> [AIM OF THE TASK]: Quote the whole listing exactly. Leave the pictures out of your copy.

> [GIVEN MATERIAL]:
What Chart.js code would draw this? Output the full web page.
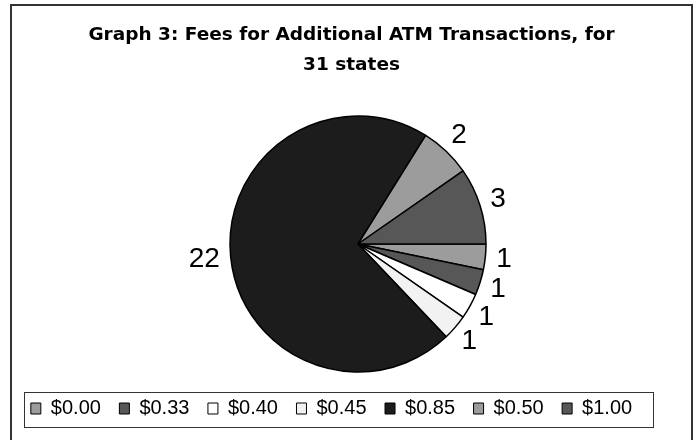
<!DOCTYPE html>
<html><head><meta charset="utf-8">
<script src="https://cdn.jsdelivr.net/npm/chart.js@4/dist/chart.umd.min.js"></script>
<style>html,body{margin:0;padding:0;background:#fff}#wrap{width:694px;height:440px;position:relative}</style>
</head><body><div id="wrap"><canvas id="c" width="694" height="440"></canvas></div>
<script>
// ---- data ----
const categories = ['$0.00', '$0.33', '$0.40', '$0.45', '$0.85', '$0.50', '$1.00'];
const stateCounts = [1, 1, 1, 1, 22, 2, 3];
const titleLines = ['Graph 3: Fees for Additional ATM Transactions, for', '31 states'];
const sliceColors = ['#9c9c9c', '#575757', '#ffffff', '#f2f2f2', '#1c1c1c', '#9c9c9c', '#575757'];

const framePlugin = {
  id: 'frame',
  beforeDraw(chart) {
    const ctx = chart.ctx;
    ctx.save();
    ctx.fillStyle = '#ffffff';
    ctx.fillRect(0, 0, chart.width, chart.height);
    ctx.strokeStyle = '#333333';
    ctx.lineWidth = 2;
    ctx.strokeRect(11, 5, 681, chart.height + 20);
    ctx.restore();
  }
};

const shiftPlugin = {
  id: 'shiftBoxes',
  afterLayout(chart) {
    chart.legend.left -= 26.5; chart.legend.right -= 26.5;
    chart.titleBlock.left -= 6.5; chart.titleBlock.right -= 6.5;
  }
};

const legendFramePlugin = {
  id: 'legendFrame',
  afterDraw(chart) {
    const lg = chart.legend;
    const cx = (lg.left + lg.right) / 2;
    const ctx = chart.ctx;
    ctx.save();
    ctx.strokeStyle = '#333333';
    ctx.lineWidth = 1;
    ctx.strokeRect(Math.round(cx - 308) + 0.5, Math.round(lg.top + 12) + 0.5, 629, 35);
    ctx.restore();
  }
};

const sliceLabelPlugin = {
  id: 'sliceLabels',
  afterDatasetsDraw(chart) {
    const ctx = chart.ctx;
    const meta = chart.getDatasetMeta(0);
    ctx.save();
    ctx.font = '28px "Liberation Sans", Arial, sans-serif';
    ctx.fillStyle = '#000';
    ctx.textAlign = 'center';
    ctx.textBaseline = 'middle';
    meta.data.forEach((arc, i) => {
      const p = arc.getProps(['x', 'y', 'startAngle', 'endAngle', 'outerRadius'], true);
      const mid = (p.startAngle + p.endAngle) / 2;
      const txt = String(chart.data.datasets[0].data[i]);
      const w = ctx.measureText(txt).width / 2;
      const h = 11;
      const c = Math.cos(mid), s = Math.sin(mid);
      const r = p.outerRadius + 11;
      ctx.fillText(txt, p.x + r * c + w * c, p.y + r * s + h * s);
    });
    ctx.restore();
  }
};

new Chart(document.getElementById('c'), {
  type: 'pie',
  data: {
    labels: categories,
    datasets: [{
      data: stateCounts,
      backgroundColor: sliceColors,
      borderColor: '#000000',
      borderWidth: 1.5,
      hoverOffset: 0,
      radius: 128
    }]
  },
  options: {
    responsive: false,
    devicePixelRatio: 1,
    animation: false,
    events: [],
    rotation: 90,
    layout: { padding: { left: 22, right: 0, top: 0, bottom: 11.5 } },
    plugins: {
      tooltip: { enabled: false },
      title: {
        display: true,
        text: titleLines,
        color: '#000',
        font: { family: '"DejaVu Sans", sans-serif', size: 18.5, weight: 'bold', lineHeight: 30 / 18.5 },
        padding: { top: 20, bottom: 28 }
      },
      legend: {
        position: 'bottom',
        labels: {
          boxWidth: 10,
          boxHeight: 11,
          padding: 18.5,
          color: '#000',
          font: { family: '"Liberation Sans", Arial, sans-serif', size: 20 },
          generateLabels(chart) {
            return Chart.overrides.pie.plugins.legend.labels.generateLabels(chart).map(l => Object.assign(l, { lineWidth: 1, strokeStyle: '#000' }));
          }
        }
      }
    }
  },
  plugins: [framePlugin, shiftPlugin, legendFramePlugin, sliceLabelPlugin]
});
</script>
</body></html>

> [ANSWER TO THIS EXERCISE]:
What Chart.js code would draw this? Output the full web page.
<!DOCTYPE html>
<html><head><meta charset="utf-8">
<script src="https://cdn.jsdelivr.net/npm/chart.js@4/dist/chart.umd.min.js"></script>
<style>html,body{margin:0;padding:0;background:#fff}#wrap{width:694px;height:440px;position:relative}</style>
</head><body><div id="wrap"><canvas id="c" width="694" height="440"></canvas></div>
<script>
// ---- data ----
const categories = ['$0.00', '$0.33', '$0.40', '$0.45', '$0.85', '$0.50', '$1.00'];
const stateCounts = [1, 1, 1, 1, 22, 2, 3];
const titleLines = ['Graph 3: Fees for Additional ATM Transactions, for', '31 states'];
const sliceColors = ['#9c9c9c', '#575757', '#ffffff', '#f2f2f2', '#1c1c1c', '#9c9c9c', '#575757'];

const framePlugin = {
  id: 'frame',
  beforeDraw(chart) {
    const ctx = chart.ctx;
    ctx.save();
    ctx.fillStyle = '#ffffff';
    ctx.fillRect(0, 0, chart.width, chart.height);
    ctx.strokeStyle = '#333333';
    ctx.lineWidth = 2;
    ctx.strokeRect(11, 5, 681, chart.height + 20);
    ctx.restore();
  }
};

const shiftPlugin = {
  id: 'shiftBoxes',
  afterLayout(chart) {
    chart.legend.left -= 26.5; chart.legend.right -= 26.5;
    chart.titleBlock.left -= 6.5; chart.titleBlock.right -= 6.5;
  }
};

const legendFramePlugin = {
  id: 'legendFrame',
  afterDraw(chart) {
    const lg = chart.legend;
    const cx = (lg.left + lg.right) / 2;
    const ctx = chart.ctx;
    ctx.save();
    ctx.strokeStyle = '#333333';
    ctx.lineWidth = 1;
    ctx.strokeRect(Math.round(cx - 308) + 0.5, Math.round(lg.top + 12) + 0.5, 629, 35);
    ctx.restore();
  }
};

const sliceLabelPlugin = {
  id: 'sliceLabels',
  afterDatasetsDraw(chart) {
    const ctx = chart.ctx;
    const meta = chart.getDatasetMeta(0);
    ctx.save();
    ctx.font = '28px "Liberation Sans", Arial, sans-serif';
    ctx.fillStyle = '#000';
    ctx.textAlign = 'center';
    ctx.textBaseline = 'middle';
    meta.data.forEach((arc, i) => {
      const p = arc.getProps(['x', 'y', 'startAngle', 'endAngle', 'outerRadius'], true);
      const mid = (p.startAngle + p.endAngle) / 2;
      const txt = String(chart.data.datasets[0].data[i]);
      const w = ctx.measureText(txt).width / 2;
      const h = 11;
      const c = Math.cos(mid), s = Math.sin(mid);
      const r = p.outerRadius + 11;
      ctx.fillText(txt, p.x + r * c + w * c, p.y + r * s + h * s);
    });
    ctx.restore();
  }
};

new Chart(document.getElementById('c'), {
  type: 'pie',
  data: {
    labels: categories,
    datasets: [{
      data: stateCounts,
      backgroundColor: sliceColors,
      borderColor: '#000000',
      borderWidth: 1.5,
      hoverOffset: 0,
      radius: 128
    }]
  },
  options: {
    responsive: false,
    devicePixelRatio: 1,
    animation: false,
    events: [],
    rotation: 90,
    layout: { padding: { left: 22, right: 0, top: 0, bottom: 11.5 } },
    plugins: {
      tooltip: { enabled: false },
      title: {
        display: true,
        text: titleLines,
        color: '#000',
        font: { family: '"DejaVu Sans", sans-serif', size: 18.5, weight: 'bold', lineHeight: 30 / 18.5 },
        padding: { top: 20, bottom: 28 }
      },
      legend: {
        position: 'bottom',
        labels: {
          boxWidth: 10,
          boxHeight: 11,
          padding: 18.5,
          color: '#000',
          font: { family: '"Liberation Sans", Arial, sans-serif', size: 20 },
          generateLabels(chart) {
            return Chart.overrides.pie.plugins.legend.labels.generateLabels(chart).map(l => Object.assign(l, { lineWidth: 1, strokeStyle: '#000' }));
          }
        }
      }
    }
  },
  plugins: [framePlugin, shiftPlugin, legendFramePlugin, sliceLabelPlugin]
});
</script>
</body></html>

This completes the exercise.